What really rocks about this film? THE GUYS...ARE GUYS! They are not "juiced up" thirty-somethings with sculpted muscles and steroids to match, nor are they psychologically tortured, identity-challenged, oversexed teenagers. They are young males who are not afraid to spill some blood when necessary for the greater good. They have a kind of masculinity and straightforwardness that is unselfconscious and refreshing beyond belief. (And not unrealistic either: most of Europe was built and defended by young men south of twenty...)

THE GIRLS...ARE GIRLS! They wear sleek, long dresses as if they were born in them, and they do not smart-mouthily boss the boys around. It's not that they don't make a wisecrack here or there, or hesitate to fling a few arrows. But the usual "girl empowerment" pomposity that almost universally plagues today's child actresses is GONE!

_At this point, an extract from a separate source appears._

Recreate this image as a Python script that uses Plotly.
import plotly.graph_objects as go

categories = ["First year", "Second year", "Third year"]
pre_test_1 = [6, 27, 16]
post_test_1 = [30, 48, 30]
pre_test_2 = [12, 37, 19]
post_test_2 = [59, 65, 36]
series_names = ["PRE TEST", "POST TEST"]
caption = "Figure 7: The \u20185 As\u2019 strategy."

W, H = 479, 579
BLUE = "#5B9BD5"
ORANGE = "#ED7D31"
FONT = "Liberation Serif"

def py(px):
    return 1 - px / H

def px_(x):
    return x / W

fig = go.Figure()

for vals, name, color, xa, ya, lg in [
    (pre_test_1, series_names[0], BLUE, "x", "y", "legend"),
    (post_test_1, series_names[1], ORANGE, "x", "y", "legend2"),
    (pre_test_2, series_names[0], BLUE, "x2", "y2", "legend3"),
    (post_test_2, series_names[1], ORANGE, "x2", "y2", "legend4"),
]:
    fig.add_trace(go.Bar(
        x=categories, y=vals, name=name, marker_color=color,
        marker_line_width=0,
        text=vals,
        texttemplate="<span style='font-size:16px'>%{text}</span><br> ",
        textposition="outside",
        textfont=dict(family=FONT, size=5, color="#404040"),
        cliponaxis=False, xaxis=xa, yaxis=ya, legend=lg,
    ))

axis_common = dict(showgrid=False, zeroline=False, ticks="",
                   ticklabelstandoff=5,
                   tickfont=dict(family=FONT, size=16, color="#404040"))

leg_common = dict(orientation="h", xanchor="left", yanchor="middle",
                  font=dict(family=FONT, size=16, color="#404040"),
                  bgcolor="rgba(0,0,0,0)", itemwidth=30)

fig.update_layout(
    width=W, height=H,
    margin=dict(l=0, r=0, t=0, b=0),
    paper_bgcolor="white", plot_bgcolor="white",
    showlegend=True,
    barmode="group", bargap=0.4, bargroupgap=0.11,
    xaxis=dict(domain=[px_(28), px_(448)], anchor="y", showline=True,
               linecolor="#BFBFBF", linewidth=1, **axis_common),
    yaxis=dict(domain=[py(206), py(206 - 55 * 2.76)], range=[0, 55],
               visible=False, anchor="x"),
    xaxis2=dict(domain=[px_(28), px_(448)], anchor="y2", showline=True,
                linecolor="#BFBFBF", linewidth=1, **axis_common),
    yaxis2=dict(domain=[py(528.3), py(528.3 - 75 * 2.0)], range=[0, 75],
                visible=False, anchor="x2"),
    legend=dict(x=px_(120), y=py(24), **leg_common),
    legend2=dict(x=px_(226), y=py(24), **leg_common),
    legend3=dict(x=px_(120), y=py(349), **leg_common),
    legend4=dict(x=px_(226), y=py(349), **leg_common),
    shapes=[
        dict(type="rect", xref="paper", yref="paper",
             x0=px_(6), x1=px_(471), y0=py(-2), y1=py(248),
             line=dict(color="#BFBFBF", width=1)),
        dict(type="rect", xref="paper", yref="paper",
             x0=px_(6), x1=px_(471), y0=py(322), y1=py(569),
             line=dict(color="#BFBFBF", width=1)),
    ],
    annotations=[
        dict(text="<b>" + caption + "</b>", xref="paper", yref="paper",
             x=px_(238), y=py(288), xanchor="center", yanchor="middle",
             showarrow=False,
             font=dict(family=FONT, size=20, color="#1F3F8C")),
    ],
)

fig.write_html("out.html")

I just love watching these kids. They are their characters completely, and have set my standards for what Peter, Lucy, Edmund, and Susan are like. I cannot remember when I have enjoyed watching a movie with child actors so much.

ALSO, THE BATTLE SCENES DON'T STINK! I normally hate battle scenes because they so very quickly get tiresome. Director Andrew Adamson actually seems to have a good idea of real-life military strategy, and it shows in the movie. I wholeheartedly agree with one reviewer who stated that the sword-fight scene was hands down the best he's ever seen in a movie. The well placed martial-arts style ducks, rolls and shield maneuvers kept even me on the edge of my seat.

I DO NOT AGREE with those who say that "faith element" in this movie has been downplayed, compared to the book. If anything, it has become deeper and more eloquent. In the books, the characters, including Aslan, are rather cut and dried. That is not a storytelling advantage. Too much transparent morality begins to make the characters look like something from Bunyan's THE PILGRIM'S PROGRESS. Yuck. For example, my kids have not entirely forgiven Lewis for turning Susan into a shallow liar in the final Narnia book, THE LAST BATTLE—a writer's sin that also rankled me as a child. I felt betrayed, and could never bring myself to reread them. They're fairy-tales, for heavens sake! The good guys can have all kinds of temptations and challenges but they are supposed to overcome them and go to heaven, or Narnia, or Eden, or whatever, in the end!

But the movie displays a kind of psychological and spiritual insight that surpasses this limitation. Whereas the books imply that growing up and being concerned with adult responsibilities prevents the children from returning to Narnia, the movie hints that faith is necessary at every stage of the game of life, and constantly needs to be re-awakened and renewed.

The characters are developed with a consistent personality that makes sense in both films:

The scene with Lucy and Aslan in PRINCE CASPIAN makes it clear that she is a kind of mystic. Aslan chides her for staying away from him. It seems clear that it is not just because they need his help to win the battle, but because he has missed her love and company. Isn't that the point of grace? And victory eludes headstrong firstborns Peter and Caspian until they overcome their pride and impatience. For Aslan, victory is easy. But he won't convert a heart that is not ready.

I just love opportunistic Edmund, who has transformed himself from irresponsible traitor at the beginning of the first movie to cunning strategist—in one of the most gratifying scenes of the second movie. After suffering a humiliating and tragic defeat, Peter and Caspian have all but succumbed to the demonic temptation to give the White Witch a drop of human blood (a symbol for human sacrifice?), to get them out of their trouble. Edmund recognizes that there is no point in waiting for the outcome of this test, so he simply plays dirty and gores her from behind while she's in mid-sentence.

The romance between Susan and Caspian—not present in the book—is a bit of a sore point for some. But she's about fifteen and he's cute. He also happens to be a future king, rides a warhorse, and looks great in "Martha Stewart blue" and brown leather armor. What did you expect? I'm only hoping that they change the last book enough so that Susan goes back to Narnia with the others and it ends with a wedding feast.